++++ Data excerpt

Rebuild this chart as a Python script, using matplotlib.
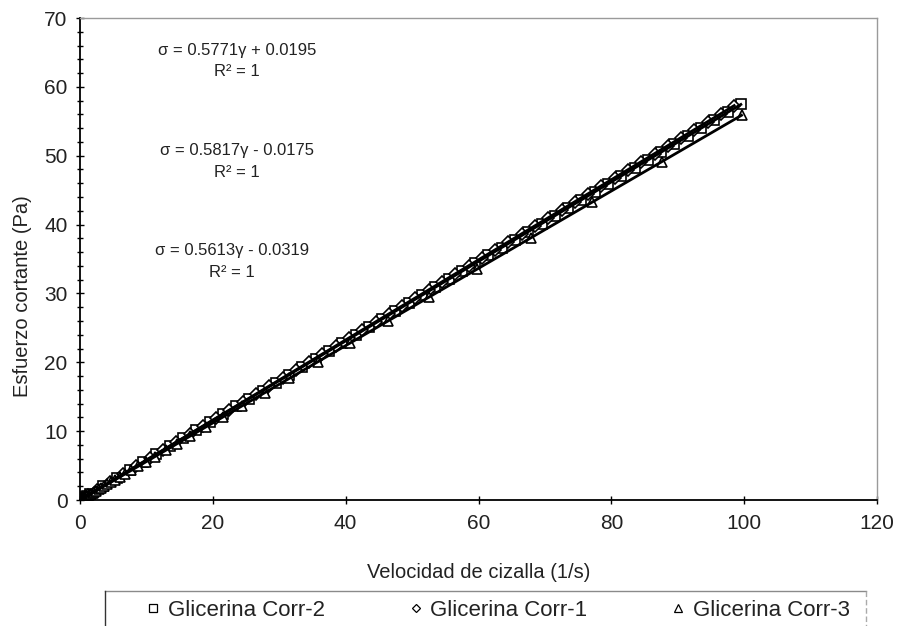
import numpy as np
import matplotlib
matplotlib.use("Agg")
import matplotlib.pyplot as plt
from matplotlib.ticker import MultipleLocator
from matplotlib.lines import Line2D

plt.rcParams['font.family'] = ['Liberation Sans', 'DejaVu Sans']

# Glicerina Corr-2 (squares)
x_corr2 = [0.1, 0.3, 0.6, 1.0, 1.5, 3.5, 5.5, 7.5, 9.5, 11.5, 13.5, 15.5, 17.5, 19.5,
           21.5, 23.5, 25.5, 27.5, 29.5, 31.5, 33.5, 35.5, 37.5, 39.5, 41.5, 43.5,
           45.5, 47.5, 49.5, 51.5, 53.5, 55.5, 57.5, 59.5, 61.5, 63.5, 65.5, 67.5,
           69.5, 71.5, 73.5, 75.5, 77.5, 79.5, 81.5, 83.5, 85.5, 87.5, 89.5, 91.5,
           93.5, 95.5, 97.5, 99.5]
y_corr2 = [0.08, 0.19, 0.37, 0.60, 0.89, 2.04, 3.19, 4.35, 5.50, 6.66, 7.81, 8.96, 10.12, 11.27,
           12.43, 13.58, 14.74, 15.89, 17.04, 18.20, 19.35, 20.51, 21.66, 22.82, 23.97, 25.12,
           26.28, 27.43, 28.59, 29.74, 30.89, 32.05, 33.20, 34.36, 35.51, 36.67, 37.82, 38.97,
           40.13, 41.28, 42.44, 43.59, 44.75, 45.90, 47.05, 48.21, 49.36, 50.52, 51.67, 52.83,
           53.98, 55.13, 56.29, 57.44]

# Glicerina Corr-1 (diamonds)
x_corr1 = [0.2, 0.5, 0.8, 1.2, 2.5, 4.5, 6.5, 8.5, 10.5, 12.5, 14.5, 16.5, 18.5, 20.5,
           22.5, 24.5, 26.5, 28.5, 30.5, 32.5, 34.5, 36.5, 38.5, 40.5, 42.5, 44.5,
           46.5, 48.5, 50.5, 52.5, 54.5, 56.5, 58.5, 60.5, 62.5, 64.5, 66.5, 68.5,
           70.5, 72.5, 74.5, 76.5, 78.5, 80.5, 82.5, 84.5, 86.5, 88.5, 90.5, 92.5,
           94.5, 96.5, 98.5]
y_corr1 = [0.10, 0.27, 0.45, 0.68, 1.44, 2.60, 3.76, 4.93, 6.09, 7.25, 8.42, 9.58, 10.74, 11.91,
           13.07, 14.24, 15.40, 16.56, 17.73, 18.89, 20.05, 21.22, 22.38, 23.54, 24.71, 25.87,
           27.03, 28.20, 29.36, 30.52, 31.69, 32.85, 34.01, 35.18, 36.34, 37.50, 38.67, 39.83,
           40.99, 42.16, 43.32, 44.48, 45.65, 46.81, 47.97, 49.14, 50.30, 51.46, 52.63, 53.79,
           54.95, 56.12, 57.28]

# Glicerina Corr-3 (triangles)
x_corr3 = [0.10, 0.11, 0.13, 0.14, 0.16, 0.19, 0.21, 0.24, 0.27, 0.31, 0.35, 0.40, 0.46,
           0.52, 0.59, 0.67, 0.77, 0.87, 1.0, 1.1, 1.3, 1.5, 1.7, 1.9, 2.1, 2.4, 2.8, 3.2,
           3.6, 4.1, 4.6, 5.3, 6.0, 6.8, 7.7, 8.8, 10.0, 11.3, 12.9, 14.6, 16.6, 18.9,
           21.5, 24.4, 27.8, 31.5, 35.8, 40.7, 46.3, 52.6, 59.7, 67.9, 77.1, 87.6, 99.6]
y_corr3 = [0.02, 0.03, 0.04, 0.05, 0.06, 0.07, 0.09, 0.10, 0.12, 0.14, 0.16, 0.19, 0.23,
           0.26, 0.30, 0.34, 0.40, 0.46, 0.53, 0.59, 0.70, 0.81, 0.92, 1.03, 1.15, 1.32, 1.54, 1.76,
           1.99, 2.27, 2.55, 2.94, 3.34, 3.78, 4.29, 4.91, 5.58, 6.31, 7.21, 8.16, 9.29, 10.58,
           12.04, 13.66, 15.57, 17.65, 20.06, 22.81, 25.96, 29.49, 33.48, 38.08, 43.24, 49.14, 55.87]

series_labels = ['Glicerina Corr-2', 'Glicerina Corr-1', 'Glicerina Corr-3']

eq_texts = ["σ = 0.5771γ + 0.0195\nR² = 1",
            "σ = 0.5817γ - 0.0175\nR² = 1",
            "σ = 0.5613γ - 0.0319\nR² = 1"]
eq_pos = [(23.6, 63.75), (23.6, 49.16), (22.9, 34.64)]

x_ticks = [0, 20, 40, 60, 80, 100, 120]
y_ticks = [0, 10, 20, 30, 40, 50, 60, 70]

W, H = 901, 626
fig = plt.figure(figsize=(W/100, H/100), dpi=100)
ax = fig.add_axes([80/W, 1-500/H, (877-80)/W, (500-18)/H])

series = [
    (x_corr2, y_corr2, 's', 7.0),
    (x_corr1, y_corr1, 'D', 6.0),
    (x_corr3, y_corr3, '^', 7.5),
]
for (xs, ys, m, ms), lab in zip(series, series_labels):
    xs = np.asarray(xs); ys = np.asarray(ys)
    p = np.polyfit(xs, ys, 1)
    xl = np.array([xs.min(), xs.max()])
    ax.plot(xl, np.polyval(p, xl), color='black', lw=2.0, zorder=3)
    ax.plot(xs, ys, linestyle='none', marker=m, ms=ms, mfc='white',
            mec='black', mew=1.2, label=lab, zorder=2)

for t, (xp, yp) in zip(eq_texts, eq_pos):
    ax.text(xp, yp, t, ha='center', va='center', fontsize=12, color='#222222',
            linespacing=1.53)

ax.set_xlim(0, 120)
ax.set_ylim(0, 70)
ax.set_xticks(x_ticks)
ax.set_yticks(y_ticks)
ax.yaxis.set_minor_locator(MultipleLocator(2))
ax.tick_params(axis='both', which='major', direction='inout', length=6, width=1,
               labelsize=15, colors='black', labelcolor='#222222')
ax.tick_params(axis='y', which='minor', direction='inout', length=5, width=1)
ax.tick_params(axis='x', pad=7)
ax.tick_params(axis='y', pad=6)

for s in ['top', 'right']:
    ax.spines[s].set_color('#9a9a9a')
    ax.spines[s].set_linewidth(1.0)
for s in ['left', 'bottom']:
    ax.spines[s].set_color('black')
    ax.spines[s].set_linewidth(1.3)

xl_ = ax.set_xlabel('Velocidad de cizalla (1/s)', fontsize=14.5, color='#222222')
yl_ = ax.set_ylabel('Esfuerzo cortante (Pa)', fontsize=14.5, color='#222222')
ax.xaxis.set_label_coords(0.5, -(572-500)/482)
ax.yaxis.set_label_coords((23-80)/797, (500-296)/482)
xl_.set_va('center')
yl_.set_va('center')
yl_.set_ha('center')

# legend box (bottom edge falls outside the picture)
fig.add_artist(Line2D([105/W, 866/W], [1-591/H, 1-591/H], color='#8a8a8a', lw=1.0))
fig.add_artist(Line2D([105/W, 105/W], [1-591/H, 0], color='#333333', lw=1.0))
fig.add_artist(Line2D([866/W, 866/W], [1-591/H, 0], color='#aaaaaa', lw=1.0, ls=(0, (4, 2))))

leg_markers = [('s', 5.5), ('D', 4.5), ('^', 5.5)]
leg_handles = [Line2D([], [], linestyle='none', marker=m, ms=ms, mfc='white', mec='black',
                      mew=0.9, label=lab) for (m, ms), lab in zip(leg_markers, series_labels)]
leg = fig.legend(handles=leg_handles, loc='center left',
                 bbox_to_anchor=(142/W, 1-610/H), ncol=3, fontsize=16, frameon=False,
                 handletextpad=0.15, handlelength=1.0, columnspacing=3.6, borderpad=0,
                 borderaxespad=0)
for t in leg.get_texts():
    t.set_color('#222222')

fig.savefig('out.png', dpi=100)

++++++++

Every line from the top of the material above through the line with "from matplotlib.lines import Line2D" should be duplicated exactly, please; leave out the pictures.

Rebuild this chart as a Python script, using matplotlib.
import numpy as np
import matplotlib
matplotlib.use("Agg")
import matplotlib.pyplot as plt
from matplotlib.ticker import MultipleLocator
from matplotlib.lines import Line2D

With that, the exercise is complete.